John Ackerman, director of Diálogos por la Democracia at UNAM, said that AMLO must be everyone’s president, but he can also be an opposition government to economic power. His goal, in fact, is to separate economic from political power. There is a left wing that lives off its faith, its doctrine and its maximalism. But we need to measure the causes and consequences. Karl Marx warned the Paris Commune that it would be massacred; there are problems that have no theoretical solution, as Boaventura de Sousa Santos put it. Memes, on the other hand, produce relief but they are conservative and demobilizing. It is fine to generate irony, laughter and tension, but we must stay focused. We cannot lower the guard. Leaderships are indispensable. In parallel, we must promote deliberative circles or groups so that these generate new leaderships. In Podemos, for instance, all leadership positions are decided in primary elections. When individuals owe their positions to the people, then they are not as loyal to the party as they are to the people.

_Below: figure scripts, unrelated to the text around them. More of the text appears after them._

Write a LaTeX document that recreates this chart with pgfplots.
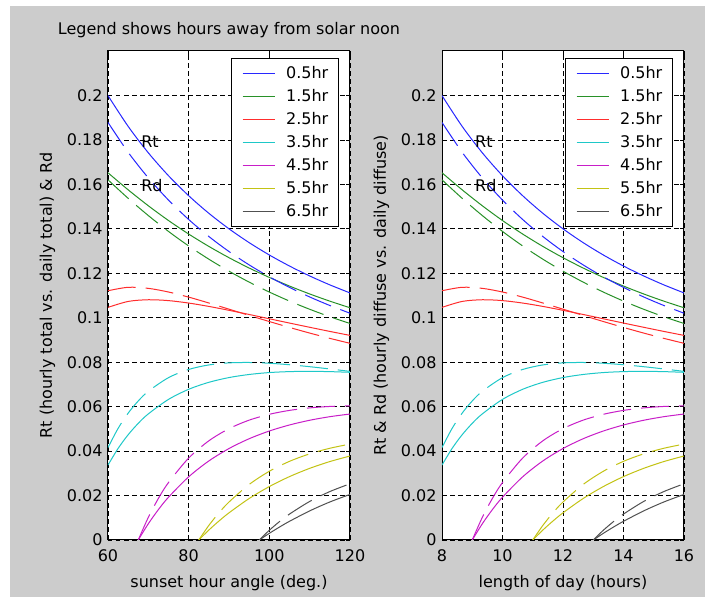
\documentclass[border=0pt]{standalone}
\usepackage{fontspec}
\setmainfont{DejaVu Sans}
\usepackage{pgfplots}
\usepackage{pgfplotstable}
\pgfplotsset{compat=1.18}

\definecolor{figgrey}{RGB}{204,204,204}
\definecolor{mblue}{RGB}{40,40,255}
\definecolor{mgreen}{RGB}{40,145,40}
\definecolor{mred}{RGB}{255,45,45}
\definecolor{mcyan}{RGB}{30,200,200}
\definecolor{mmag}{RGB}{200,30,200}
\definecolor{myel}{RGB}{195,195,20}
\definecolor{mgrey}{RGB}{80,80,80}
\newcommand\bigf{\fontsize{16}{19}\selectfont}

% ws = sunset hour angle (deg), N = day length (h); rt solid, rd dashed
\pgfplotstableread{
ws    N       rt      rd
60    8       0.19993 0.18786
65    8.6667  0.18608 0.17443
70    9.3333  0.17419 0.16290
75    10      0.16389 0.15292
80    10.6667 0.15490 0.14420
85    11.3333 0.14699 0.13655
90    12      0.14000 0.12978
95    12.6667 0.13378 0.12377
100   13.3333 0.12823 0.11842
105   14      0.12326 0.11363
110   14.6667 0.11880 0.10935
115   15.3333 0.11478 0.10550
120   16      0.11116 0.10204
}\cA
\pgfplotstableread{
ws    N       rt      rd
60    8       0.16521 0.16204
65    8.6667  0.15754 0.15371
70    9.3333  0.15037 0.14596
75    10      0.14373 0.13882
80    10.6667 0.13765 0.13229
85    11.3333 0.13209 0.12634
90    12      0.12701 0.12094
95    12.6667 0.12236 0.11602
100   13.3333 0.11813 0.11155
105   14      0.11425 0.10749
110   14.6667 0.11070 0.10381
115   15.3333 0.10746 0.10046
120   16      0.10449 0.09742
}\cB
\pgfplotstableread{
ws    N       rt      rd
60    8       0.10466 0.11214
65    8.6667  0.10733 0.11369
70    9.3333  0.10809 0.11321
75    10      0.10770 0.11157
80    10.6667 0.10660 0.10927
85    11.3333 0.10509 0.10663
90    12      0.10333 0.10385
95    12.6667 0.10146 0.10104
100   13.3333 0.09953 0.09829
105   14      0.09760 0.09563
110   14.6667 0.09570 0.09310
115   15.3333 0.09384 0.09072
120   16      0.09205 0.08849
}\cC
\pgfplotstableread{
ws    N       rt      rd
60    8       0.03373 0.04158
62.5  8.3333  0.04119 0.05020
65    8.6667  0.04736 0.05708
67.5  9       0.05248 0.06256
70    9.3333  0.05674 0.06691
75    10      0.06326 0.07304
80    10.6667 0.06780 0.07672
85    11.3333 0.07094 0.07876
90    12      0.07308 0.07969
95    12.6667 0.07447 0.07986
100   13.3333 0.07533 0.07952
105   14      0.07576 0.07885
110   14.6667 0.07588 0.07797
115   15.3333 0.07575 0.07695
120   16      0.07544 0.07586
}\cD
\pgfplotstableread{
ws    N       rt      rd
67.5  9       0       0
70    9.3333  0.00732 0.01020
72.5  9.6667  0.01368 0.01872
75    10      0.01925 0.02585
80    10.6667 0.02842 0.03686
85    11.3333 0.03556 0.04462
90    12      0.04115 0.05009
95    12.6667 0.04556 0.05392
100   13.3333 0.04903 0.05655
105   14      0.05175 0.05831
110   14.6667 0.05387 0.05943
115   15.3333 0.05548 0.06008
120   16      0.05667 0.06039
}\cE
\pgfplotstableread{
ws    N       rt      rd
82.5  11      0       0
85    11.3333 0.00446 0.00655
87.5  11.6667 0.00852 0.01220
90    12      0.01222 0.01709
95    12.6667 0.01867 0.02498
100   13.3333 0.02404 0.03092
105   14      0.02852 0.03539
110   14.6667 0.03223 0.03875
115   15.3333 0.03529 0.04127
120   16      0.03778 0.04314
}\cF
\pgfplotstableread{
ws    N       rt      rd
97.5  13      0       0
100   13.3333 0.00300 0.00438
102.5 13.6667 0.00580 0.00825
105   14      0.00841 0.01166
110   14.6667 0.01309 0.01734
115   15.3333 0.01710 0.02179
120   16      0.02050 0.02528
}\cG

\pgfplotsset{
  legend image code/.code={\draw[#1] (0pt,0pt) -- (32pt,0pt);},
  panel/.style={
    anchor=south west, scale only axis, width=242pt, height=489pt,
    ymin=0, ymax=0.22,
    ytick={0,0.02,0.04,0.06,0.08,0.1,0.12,0.14,0.16,0.18,0.2},
    yticklabels={0,0.02,0.04,0.06,0.08,0.1,0.12,0.14,0.16,0.18,0.2},
    axis background/.style={fill=white},
    axis line style={black, line width=1pt},
    tick align=inside, major tick length=4pt,
    tick style={black, line width=0.8pt},
    grid=major, grid style={black, line width=0.8pt, dash pattern=on 4.5pt off 3.5pt},
    tick label style={font=\bigf},
    xticklabel style={yshift=-6.5pt},
    yticklabel style={xshift=-2pt},
    label style={font=\bigf},
    title style={font=\bigf},
    /pgf/number format/assume math mode=true,
    ylabel style={at={(axis description cs:-0.25,0.5)}, anchor=center},
    xlabel style={at={(axis description cs:0.5,0)}, anchor=base, yshift=-48pt},
    legend style={at={(1,1)}, anchor=north east, xshift=-10.7pt, yshift=-7.3pt,
      draw=black, line width=1pt, fill=white, font=\bigf,
      inner xsep=10.5pt, inner ysep=3.5pt, row sep=0pt, column sep=11pt,
      nodes={inner xsep=0pt, inner ysep=2pt, text height=14pt, text depth=5pt}},
    legend cell align=left,
  },
  rt/.style={line width=1pt, smooth, solid},
  rd/.style={line width=1pt, smooth, dash pattern=on 28pt off 10pt, forget plot},
}

\begin{document}
\begin{tikzpicture}[x=1pt,y=1pt]
\fill[white] (0,0) rectangle (705,597);
\fill[figgrey] (10,0) rectangle (705,591);

\begin{axis}[panel, at={(108pt,57pt)},
  xmin=60, xmax=120, xtick={60,80,100,120},
  xlabel={sunset hour angle (deg.)},
  ylabel={Rt (hourly total vs. daily total) \& Rd},
  title={Legend shows hours away from solar noon},
  title style={at={(axis description cs:0.5,1)}, anchor=base, yshift=10pt},
]
\addplot[rt, mblue] table[x=ws, y=rt] {\cA}; \addlegendentry{0.5hr}
\addplot[rt, mgreen] table[x=ws, y=rt] {\cB}; \addlegendentry{1.5hr}
\addplot[rt, mred] table[x=ws, y=rt] {\cC}; \addlegendentry{2.5hr}
\addplot[rt, mcyan] table[x=ws, y=rt] {\cD}; \addlegendentry{3.5hr}
\addplot[rt, mmag] table[x=ws, y=rt] {\cE}; \addlegendentry{4.5hr}
\addplot[rt, myel] table[x=ws, y=rt] {\cF}; \addlegendentry{5.5hr}
\addplot[rt, mgrey] table[x=ws, y=rt] {\cG}; \addlegendentry{6.5hr}
\addplot[rd, mblue] table[x=ws, y=rd] {\cA};
\addplot[rd, mgreen] table[x=ws, y=rd] {\cB};
\addplot[rd, mred] table[x=ws, y=rd] {\cC};
\addplot[rd, mcyan] table[x=ws, y=rd] {\cD};
\addplot[rd, mmag] table[x=ws, y=rd] {\cE};
\addplot[rd, myel] table[x=ws, y=rd] {\cF};
\addplot[rd, mgrey] table[x=ws, y=rd] {\cG};
\node[anchor=west, font=\bigf, inner sep=0pt] at (axis cs:68.2,0.179) {Rt};
\node[anchor=west, font=\bigf, inner sep=0pt] at (axis cs:68.2,0.1596) {Rd};
\end{axis}

\begin{axis}[panel, at={(442pt,57pt)},
  xmin=8, xmax=16, xtick={8,10,12,14,16},
  xlabel={length of day (hours)},
  ylabel={Rt \& Rd (hourly diffuse vs. daily diffuse)},
]
\addplot[rt, mblue] table[x=N, y=rt] {\cA}; \addlegendentry{0.5hr}
\addplot[rt, mgreen] table[x=N, y=rt] {\cB}; \addlegendentry{1.5hr}
\addplot[rt, mred] table[x=N, y=rt] {\cC}; \addlegendentry{2.5hr}
\addplot[rt, mcyan] table[x=N, y=rt] {\cD}; \addlegendentry{3.5hr}
\addplot[rt, mmag] table[x=N, y=rt] {\cE}; \addlegendentry{4.5hr}
\addplot[rt, myel] table[x=N, y=rt] {\cF}; \addlegendentry{5.5hr}
\addplot[rt, mgrey] table[x=N, y=rt] {\cG}; \addlegendentry{6.5hr}
\addplot[rd, mblue] table[x=N, y=rd] {\cA};
\addplot[rd, mgreen] table[x=N, y=rd] {\cB};
\addplot[rd, mred] table[x=N, y=rd] {\cC};
\addplot[rd, mcyan] table[x=N, y=rd] {\cD};
\addplot[rd, mmag] table[x=N, y=rd] {\cE};
\addplot[rd, myel] table[x=N, y=rd] {\cF};
\addplot[rd, mgrey] table[x=N, y=rd] {\cG};
\node[anchor=west, font=\bigf, inner sep=0pt] at (axis cs:9.09,0.179) {Rt};
\node[anchor=west, font=\bigf, inner sep=0pt] at (axis cs:9.09,0.1596) {Rd};
\end{axis}
\end{tikzpicture}
\end{document}
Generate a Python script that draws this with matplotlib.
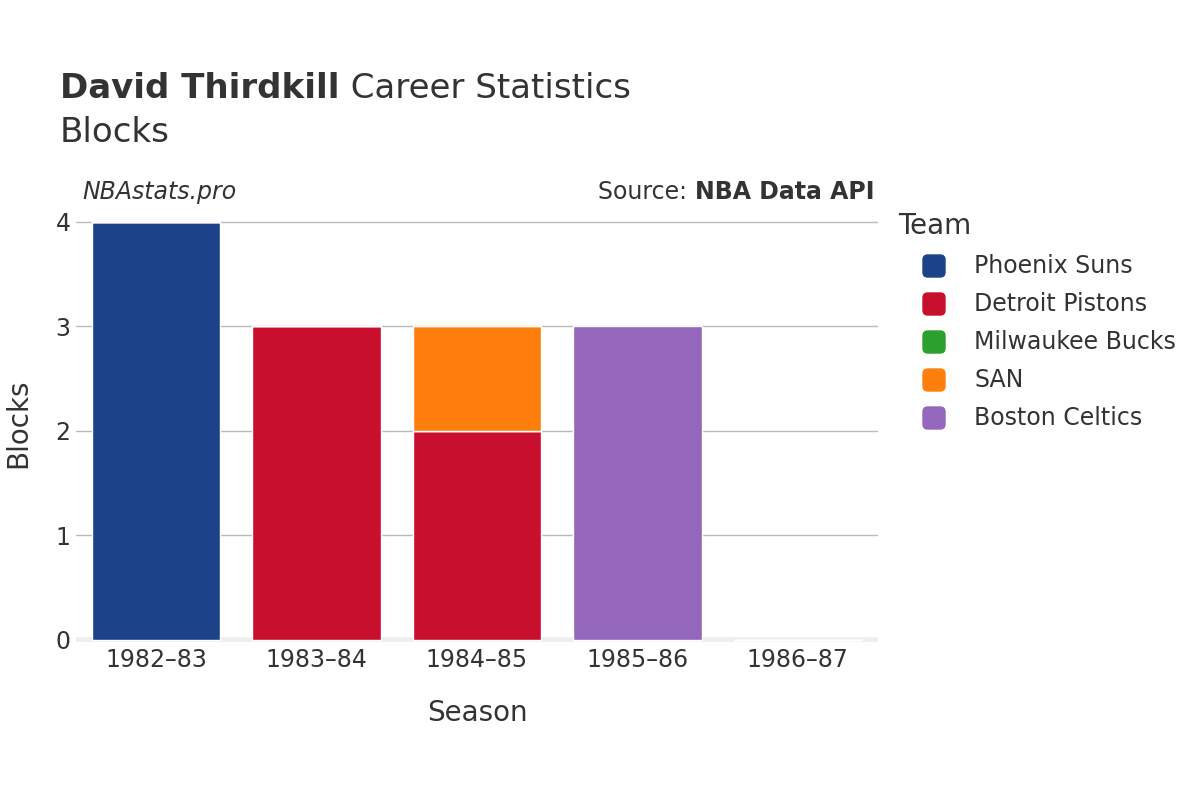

This dynamic helps prevent parties from becoming detached bureaucracies, it becomes a condition to advance in a popular-democratic direction.
In sum, conference participants were realistic in describing the tremendous odds confronting Mexico’s new government. They insisted on fighting both the root causes of human rights violations and their immediate manifestations. There are plenty of grounds for pessimism. But given the concrete history of MORENA as a party of movements, there is also hope that Mexico can be transformed with both institutional and policy changes from the top and continued pressure from below.